Remember TC is a gradient, so it tells you the direction and relative magnitude to modify stakes,

Exactly my point. The gradient tells you how much you need to modify the stake so that the same predictions but with an updated stake (stake+TC) would result in a portfolio construction that produces higher returns.

Recomputing TC with same predictions but updated weights (stake+TC), either gives lower TCs (in absolute value - close to 0) because the new weights improved the returns of the portfolio and so less changes (TC) are now required to improve the returns of the portfolio, or the whole process is not giving you a better portfolio, which means something is broken in the code.

not the step you need to make all TC values go to 0

TC going towards 0 is the consequence of the above, not the goal.

Generally speaking, the stake updates (i.e. step sizes) are pretty small and so one update wouldn’t shift TC values that much for a given round.

Agree but It would make the TCs smaller.
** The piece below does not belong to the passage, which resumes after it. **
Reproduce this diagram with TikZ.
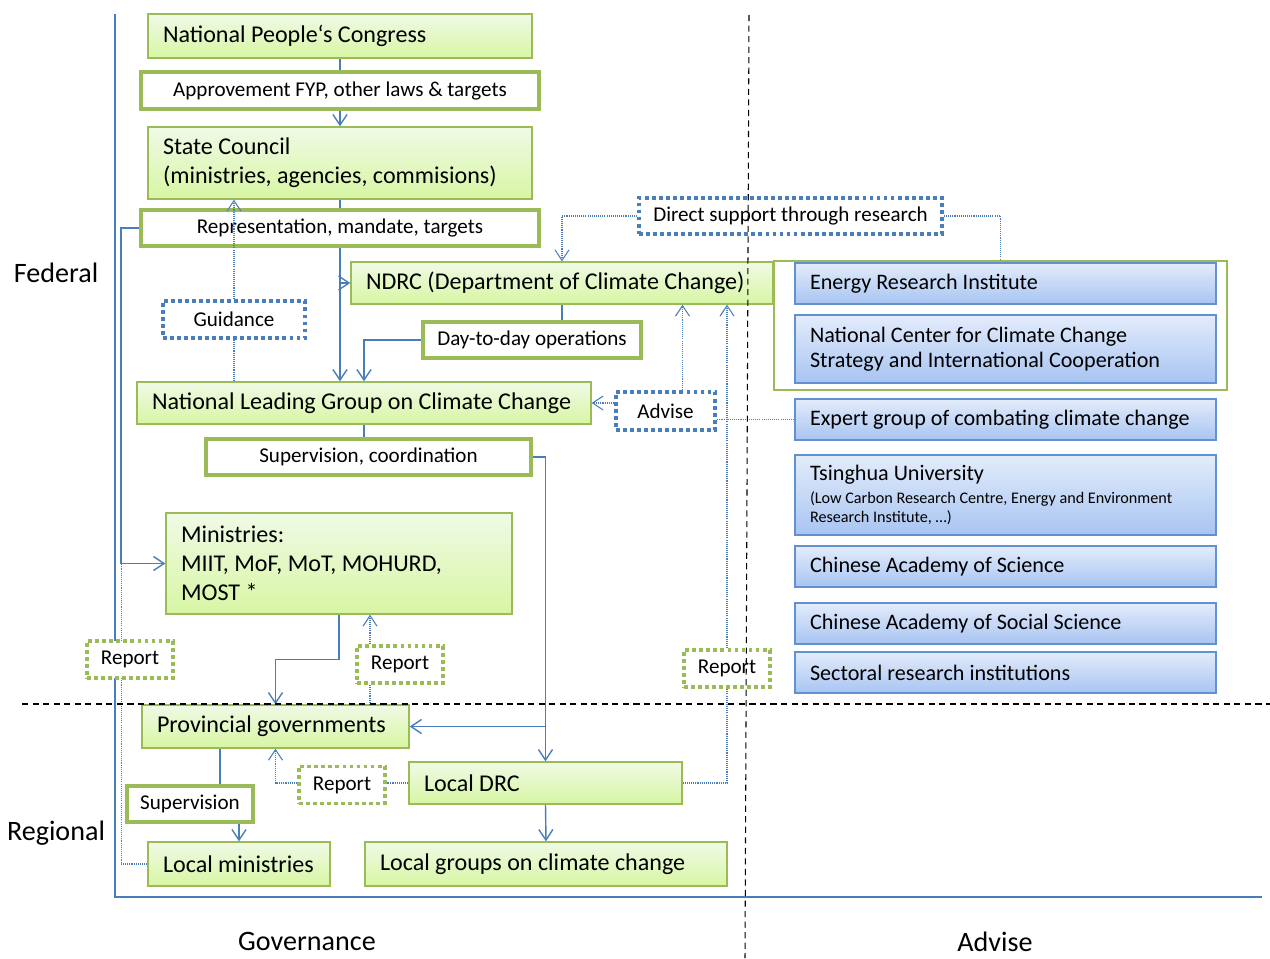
\documentclass[tikz,border=0pt]{standalone}
\usepackage{fontspec}
\setmainfont{Carlito}
\usetikzlibrary{arrows.meta}
\newlength{\px}
\setlength{\px}{0.02cm}
\definecolor{govblue}{RGB}{74,126,187}
\definecolor{govgreen}{RGB}{155,187,89}
\definecolor{gtop}{RGB}{240,250,230}
\definecolor{gbot}{RGB}{215,246,163}
\definecolor{btop}{RGB}{227,236,251}
\definecolor{bbot}{RGB}{168,196,242}
\definecolor{bline}{RGB}{98,145,210}
\tikzset{
    gbox/.style={draw=govgreen, line width=0.8pt, top color=gtop, bottom color=gbot, inner xsep=15\px, align=flush left, font=\fontsize{13.7}{16.4}\selectfont},
    bbox/.style={draw=bline, line width=0.9pt, top color=btop, bottom color=bbot, inner xsep=15\px, align=flush left, text width=391\px, minimum height=41\px, font=\fontsize{12.6}{14.2}\selectfont},
    lbox/.style={draw=govgreen, line width=2.2pt, fill=white, font=\fontsize{12}{14.2}\selectfont},
    bdot/.style={draw=govblue, line width=2.2pt, dash pattern=on 2.2pt off 1.8pt, fill=white, font=\fontsize{12}{14.2}\selectfont},
    gdot/.style={bdot, draw=govgreen, minimum width=86\px, minimum height=37\px},
    conn/.style={draw=govblue, line width=0.8pt},
    dconn/.style={conn, line width=0.6pt, dash pattern=on 0.6pt off 0.6pt},
    divline/.style={black, line width=0.6pt, dash pattern=on 3.5pt off 2.5pt},
    headtxt/.style={inner sep=0pt, font=\fontsize{16}{19}\selectfont}
}
\begin{document}
\begin{tikzpicture}[x=0.02cm, y=-0.02cm, >={Straight Barb[length=6pt,width=8pt]}]
    \useasboundingbox (0,0) rectangle (1270,958);
    \draw[govblue, line width=1.1pt] (115,14) -- (115,897) -- (1262,897);
    % research institutes frame
    \node[draw=govgreen, line width=0.8pt, minimum width=453\px, minimum height=129\px] (grp) at (1000.5,325.5) {};
    % governance bodies
    \node[gbox, text width=354\px, minimum height=44\px] (npc) at (340,36) {National People‘s Congress};
    \node[gbox, text width=354\px, minimum height=72\px] (sc) at (340,163) {State Council\\(ministries, agencies, commisions)};
    \node[gbox, text width=392\px, minimum height=42\px] (ndrc) at (562,283) {\mbox{NDRC (Department of Climate Change)}};
    \node[gbox, text width=424\px, minimum height=42\px] (nlg) at (364,403) {\mbox{National Leading Group on Climate Change}};
    \node[gbox, text width=316\px, minimum height=101\px] (min) at (339,563.5) {Ministries:\\MIIT, MoF, MoT, MOHURD,\\MOST *};
    \node[gbox, text width=237\px, minimum height=43\px] (prov) at (275.5,726.5) {Provincial governments};
    \node[gbox, text width=243\px, minimum height=42\px] (ldrc) at (545.5,783) {Local DRC};
    \node[gbox, text width=152\px, minimum height=44\px] (lmin) at (239,864) {Local ministries};
    \node[gbox, text width=332\px, minimum height=44\px] (lgrp) at (546,864) {Local groups on climate change};
    % advisory bodies
    \node[bbox] (eri) at (1005.5,283.5) {Energy Research Institute};
    \node[bbox, minimum height=68\px] (nccc) at (1005.5,349) {National Center for Climate Change\\Strategy and International Cooperation};
    \node[bbox] (exp) at (1005.5,419.5) {\mbox{Expert group of combating climate change}};
    \node[bbox, minimum height=80\px] (tsu) at (1005.5,495) {Tsinghua University\par\vspace{2.5pt}{\fontsize{9.2}{10.8}\selectfont (Low Carbon Research Centre, Energy and Environment\\Research Institute, …)\par}};
    \node[bbox] (cas) at (1005.5,566.5) {Chinese Academy of Science};
    \node[bbox] (cass) at (1005.5,623.5) {Chinese Academy of Social Science};
    \node[bbox] (sect) at (1005.5,672.5) {Sectoral research institutions};
    % labels
    \node[lbox, minimum width=398\px, minimum height=37\px] (appr) at (340,90.5) {Approvement FYP, other laws \& targets};
    \node[lbox, minimum width=398\px, minimum height=36\px] (rep) at (340,228) {Representation, mandate, targets};
    \node[lbox, minimum width=218\px, minimum height=36\px] (d2d) at (532,340) {Day-to-day operations};
    \node[lbox, minimum width=325\px, minimum height=36\px] (supc) at (368.5,457) {Supervision, coordination};
    \node[lbox, minimum width=126\px, minimum height=36\px] (sup) at (190,804) {Supervision};
    \node[bdot, minimum width=142\px, minimum height=37\px] (guid) at (234,319.5) {Guidance};
    \node[bdot, minimum width=303\px, minimum height=36\px] (dsr) at (790.5,216) {Direct support through research};
    \node[bdot, minimum width=99\px, minimum height=38\px] (adv) at (665.5,411) {Advise};
    \draw[dconn] (lmin.west) -- ++(-26,0) -- ++(0,-301);
    \node[gdot] (rep1) at (130,659.5) {Report};
    \node[gdot] (rep2) at (400,664.5) {Report};
    \node[gdot] (rep3) at (727,668.5) {Report};
    \node[gdot] (rep4) at (342,785) {Report};
    % solid connections
    \draw[conn] (npc.south) -- (appr.north);
    \draw[conn,->] (appr.south) -- (sc.north);
    \draw[conn] (sc.south) -- (rep.north);
    \draw[conn,->] (rep.south) -- (rep.south |- nlg.north);
    \draw[conn,->] (rep.south |- ndrc.west) -- (ndrc.west);
    \draw[conn,->] (rep.west) -- ++(-18,0) |- (min.west);
    \draw[conn] (ndrc.south) -- (ndrc.south |- d2d.north);
    \draw[conn,->] (d2d.west) -| (nlg.north);
    \draw[conn] (nlg.south) -- (nlg.south |- supc.north);
    \draw[conn,->] (supc.east) -| (ldrc.north);
    \draw[conn,->] (ldrc.north |- prov.east) -- (prov.east);
    \draw[conn,->] (min.south) -- ++(0,45) -| (prov.north);
    \draw[conn] ([xshift=30\px]sup.north |- prov.south) -- ([xshift=30\px]sup.north);
    \draw[conn,->] (lmin.north |- sup.south) -- (lmin.north);
    \draw[conn,->] (ldrc.south) -- (lgrp.north);
    % dotted connections
    \draw[dconn,->] (dsr.west) -| (ndrc.north);
    \draw[dconn] (dsr.east) -| (grp.north);
    \draw[dconn] (guid.south) -- (guid.south |- nlg.north);
    \draw[dconn,->] (guid.north) -- (guid.north |- sc.south);
    \draw[dconn,->] (adv.west |- nlg.east) -- (nlg.east);
    \draw[dconn,->] ([xshift=17\px]adv.north) -- ([xshift=17\px]adv.north |- ndrc.south);
    \draw[dconn] (exp.west) -- (exp.west -| adv.east);
    \draw[dconn] (ldrc.east) -| (rep3.south);
    \draw[dconn,->] (rep3.north) -- (rep3.north |- ndrc.south);
    \draw[dconn,->] ([xshift=-30\px]rep2.north) -- ([xshift=-30\px]rep2.north |- min.south);
    \draw[dconn] ([xshift=-30\px]rep2.south) -- ([xshift=-30\px]rep2.south |- prov.north);
    \draw[dconn] (ldrc.west) -- (ldrc.west -| rep4.east);
    \draw[dconn,->] (rep4.west |- ldrc.west) -| (prov.south);
    % levels
    \node[headtxt] (fed) at (56,273) {Federal};
    \node[headtxt] (reg) at (56,833) {Regional};
    \node[headtxt] (gov) at (307,941) {Governance};
    \node[headtxt] (advt) at (995,942) {Advise};
    \draw[divline] (749,15) -- (745,958);
    \draw[divline] (22,704) -- (1270,704);
\end{tikzpicture}
\end{document}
Not 0, but smaller. Run the test I suggested and tell us what you get.

Also remember it is calculated with dropout, so about half the time it is computed as if your stake was 0.

I initially thought you were right, but I have changed my mind. If a certain set of predictions requires a certain set of weights (stakes) to build an optimal portfolio out of them, then if you zeroed half of them, it not required that the gradients change because you didn’t modify the whole balance of the system. If the dropout process follows a uniform distribution then it doesn’t modify the system balance, so the TCs won’t change much. Try to zero out only one model and check how much TC change.